ROSEMONT, Ill., Oct. 30, 2019 /PRNewswire/ -- A large new study has found that an artery disease that mostly affects legs and feet is associated with increased use of opioids, the Society for Vascular Surgery reports. Researchers discovered that some patients who had a procedure to improve pain from poor circulation actually increased their use of opioids after treatment.
Reported in the October 2019 edition of the Journal of Vascular Surgery, the study looked at 178,880 de-identified patients in a private, health insurance data base over an eight-year period who were found to have PAD, or peripheral arterial disease. Over a third of them had painful, advanced cases, called chronic limb ischemia (CLI). [Listen to medical professionals discuss these findings. 5:09]
"The first thing that surprised us," said lead author Dr. Nathan K. Itoga, "is that a significant number of PAD and CLI patients were already on opioids when they had their first PAD diagnosis.
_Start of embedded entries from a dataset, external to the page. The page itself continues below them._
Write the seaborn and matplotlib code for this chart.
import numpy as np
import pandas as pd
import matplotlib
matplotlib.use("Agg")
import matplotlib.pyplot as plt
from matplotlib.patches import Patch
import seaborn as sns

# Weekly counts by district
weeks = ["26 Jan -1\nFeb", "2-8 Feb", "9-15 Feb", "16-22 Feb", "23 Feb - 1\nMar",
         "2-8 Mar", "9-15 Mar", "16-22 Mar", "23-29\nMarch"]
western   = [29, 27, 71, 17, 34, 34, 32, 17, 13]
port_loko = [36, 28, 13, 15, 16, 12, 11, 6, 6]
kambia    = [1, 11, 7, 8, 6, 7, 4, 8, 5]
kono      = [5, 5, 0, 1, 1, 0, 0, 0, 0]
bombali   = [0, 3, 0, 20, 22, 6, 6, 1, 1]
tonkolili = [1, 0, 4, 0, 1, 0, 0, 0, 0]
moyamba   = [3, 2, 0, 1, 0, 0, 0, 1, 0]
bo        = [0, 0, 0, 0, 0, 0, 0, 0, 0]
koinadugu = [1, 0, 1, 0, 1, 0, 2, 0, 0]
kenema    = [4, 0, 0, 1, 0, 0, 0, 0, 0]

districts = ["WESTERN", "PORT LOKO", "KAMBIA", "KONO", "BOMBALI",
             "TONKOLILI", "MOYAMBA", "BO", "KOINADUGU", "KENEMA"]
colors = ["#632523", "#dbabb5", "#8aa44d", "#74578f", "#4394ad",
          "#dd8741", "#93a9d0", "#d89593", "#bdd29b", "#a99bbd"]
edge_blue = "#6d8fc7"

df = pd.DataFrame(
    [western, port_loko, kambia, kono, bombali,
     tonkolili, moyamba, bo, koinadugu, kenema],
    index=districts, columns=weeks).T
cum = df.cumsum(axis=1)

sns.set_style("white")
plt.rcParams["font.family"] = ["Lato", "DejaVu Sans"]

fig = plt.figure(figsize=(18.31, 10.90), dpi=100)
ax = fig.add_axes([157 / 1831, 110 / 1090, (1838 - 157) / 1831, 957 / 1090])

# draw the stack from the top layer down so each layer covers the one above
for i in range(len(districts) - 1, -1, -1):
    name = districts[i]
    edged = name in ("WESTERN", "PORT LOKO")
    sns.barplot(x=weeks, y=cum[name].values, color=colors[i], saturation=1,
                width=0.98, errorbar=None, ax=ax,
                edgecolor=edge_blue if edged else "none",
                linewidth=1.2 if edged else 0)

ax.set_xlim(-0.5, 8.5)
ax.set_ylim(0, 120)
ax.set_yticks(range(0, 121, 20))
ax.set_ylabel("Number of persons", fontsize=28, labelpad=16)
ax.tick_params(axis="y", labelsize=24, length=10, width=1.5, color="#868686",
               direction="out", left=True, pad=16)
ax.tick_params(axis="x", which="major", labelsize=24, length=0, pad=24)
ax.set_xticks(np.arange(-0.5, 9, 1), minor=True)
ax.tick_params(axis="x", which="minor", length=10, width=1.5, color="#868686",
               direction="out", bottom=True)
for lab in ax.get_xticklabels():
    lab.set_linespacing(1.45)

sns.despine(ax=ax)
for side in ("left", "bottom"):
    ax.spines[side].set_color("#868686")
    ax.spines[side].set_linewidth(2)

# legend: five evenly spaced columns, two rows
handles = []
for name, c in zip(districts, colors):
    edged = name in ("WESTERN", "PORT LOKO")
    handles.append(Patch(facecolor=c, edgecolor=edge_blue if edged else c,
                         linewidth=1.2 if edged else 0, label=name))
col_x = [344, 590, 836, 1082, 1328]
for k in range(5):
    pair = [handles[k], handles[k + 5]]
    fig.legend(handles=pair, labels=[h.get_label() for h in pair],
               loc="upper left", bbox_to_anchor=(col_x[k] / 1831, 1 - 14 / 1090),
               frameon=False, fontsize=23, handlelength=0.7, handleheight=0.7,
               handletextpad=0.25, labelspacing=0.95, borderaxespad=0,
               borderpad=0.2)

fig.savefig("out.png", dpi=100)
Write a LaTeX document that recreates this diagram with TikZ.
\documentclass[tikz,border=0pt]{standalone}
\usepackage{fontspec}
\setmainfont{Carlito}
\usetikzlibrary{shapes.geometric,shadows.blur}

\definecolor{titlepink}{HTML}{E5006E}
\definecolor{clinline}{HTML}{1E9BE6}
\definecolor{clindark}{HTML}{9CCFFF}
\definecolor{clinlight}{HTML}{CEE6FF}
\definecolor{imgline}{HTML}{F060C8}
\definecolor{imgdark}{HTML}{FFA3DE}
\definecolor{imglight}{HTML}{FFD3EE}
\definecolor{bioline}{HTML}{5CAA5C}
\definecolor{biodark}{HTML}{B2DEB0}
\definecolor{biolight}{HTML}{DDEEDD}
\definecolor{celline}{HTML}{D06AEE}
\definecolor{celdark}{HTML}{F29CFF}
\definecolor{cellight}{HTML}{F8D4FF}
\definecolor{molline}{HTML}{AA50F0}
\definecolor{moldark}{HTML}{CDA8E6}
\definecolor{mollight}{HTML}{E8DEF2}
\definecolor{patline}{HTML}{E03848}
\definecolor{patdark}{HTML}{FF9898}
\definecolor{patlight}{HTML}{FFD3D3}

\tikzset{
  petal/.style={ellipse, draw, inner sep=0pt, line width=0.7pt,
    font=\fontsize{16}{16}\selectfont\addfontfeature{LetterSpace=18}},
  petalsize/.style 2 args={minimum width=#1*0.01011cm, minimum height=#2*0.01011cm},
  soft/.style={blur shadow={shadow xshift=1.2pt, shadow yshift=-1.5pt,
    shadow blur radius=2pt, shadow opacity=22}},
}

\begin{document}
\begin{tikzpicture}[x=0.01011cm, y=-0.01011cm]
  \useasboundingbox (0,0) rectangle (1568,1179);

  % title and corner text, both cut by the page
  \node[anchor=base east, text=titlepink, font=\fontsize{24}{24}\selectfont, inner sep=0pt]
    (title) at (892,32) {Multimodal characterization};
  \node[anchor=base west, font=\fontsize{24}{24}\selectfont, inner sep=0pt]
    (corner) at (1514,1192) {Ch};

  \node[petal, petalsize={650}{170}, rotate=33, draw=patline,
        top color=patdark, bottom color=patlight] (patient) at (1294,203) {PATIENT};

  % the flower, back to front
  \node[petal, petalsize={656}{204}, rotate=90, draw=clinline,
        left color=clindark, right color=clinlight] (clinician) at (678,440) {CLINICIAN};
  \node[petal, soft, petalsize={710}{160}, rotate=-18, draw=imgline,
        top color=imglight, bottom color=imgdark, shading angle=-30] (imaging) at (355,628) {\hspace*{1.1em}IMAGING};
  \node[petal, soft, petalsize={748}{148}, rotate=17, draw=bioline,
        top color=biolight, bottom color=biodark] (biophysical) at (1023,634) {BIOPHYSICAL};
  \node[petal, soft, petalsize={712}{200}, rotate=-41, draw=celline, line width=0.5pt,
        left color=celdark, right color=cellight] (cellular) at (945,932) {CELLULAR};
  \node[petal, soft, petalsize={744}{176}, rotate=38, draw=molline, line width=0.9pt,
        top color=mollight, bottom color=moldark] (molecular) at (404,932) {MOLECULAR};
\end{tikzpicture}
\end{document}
After they were diagnosed with either condition, the percentage receiving opioids went up and it also went up after they had a procedure to address their disease."
His team found that high opioid use increased from 25.8% in the years before treatment to 29.6% in the years after treatment. For patients without CLI, high opioid use increased from 22.7% before treatment to 25.9% after treatment and from 30.8% before treatment to 37.1% after treatment for patients with CLI.
PAD occurs when plaque builds up in arteries and make it harder for oxygen-rich blood to get to all parts of the body. When it diminishes blood flow to the legs and feet, it's called PAD. When it starts causing open sores on the feet, and/or gangrene, it's called CLI, and can lead to amputations in some cases.
The study found that high-opioid use patients were more likely to have back and neck pain, be smokers and/or have depression. High opioid use was defined in the study as patients who were prescribed two or more opioid prescriptions in a year.
The study did not determine where the additional opioids came from, he said, "but having PAD would not be a routine reason for a physician to prescribe opioids, unless the patient has resting pain or open wounds."
It's possible, he theorized, that higher opioid use after surgery is akin to a prescription side effect for a small percentage of patients in chronic pain.
Meanwhile, physicians are prescribing with more caution and the Society for Vascular Surgery supports assuring that physicians maintain the ability to prescribe what is best for their patients without regulatory interference.
"Before this research and the opioid crisis," Dr. Itoga said, "I would have sent a patient home from open surgery with perhaps 60 pills. Now I prescribe 10 to 15 pills. And previously, for someone who had an endovascular procedure, I used to send them home with opioids in case they needed them. Now I tell them to take over-the-counter medication if they need it."
He pointed out that the pain from PAD is real. Early on, patients may have a cramping sensation called claudication, which mostly occurs while walking. If the disease progresses untreated, painful open sores on the feet can occur, and if PAD leads to chronic limb ischemia and amputation, that post-operative pain needs strong medication management.
"It's a tough decision for physicians," Dr. Itoga said. "The patients are in pain and suffering you don't want to ignore it, but you don't want them to become addicted. We just want to make people aware."
The Society for Vascular Surgery® (SVS) is a not-for-profit professional medical society, composed of specialty-trained vascular surgeons and professionals, which seeks to advance excellence and innovation in vascular health through education, advocacy, research and public awareness.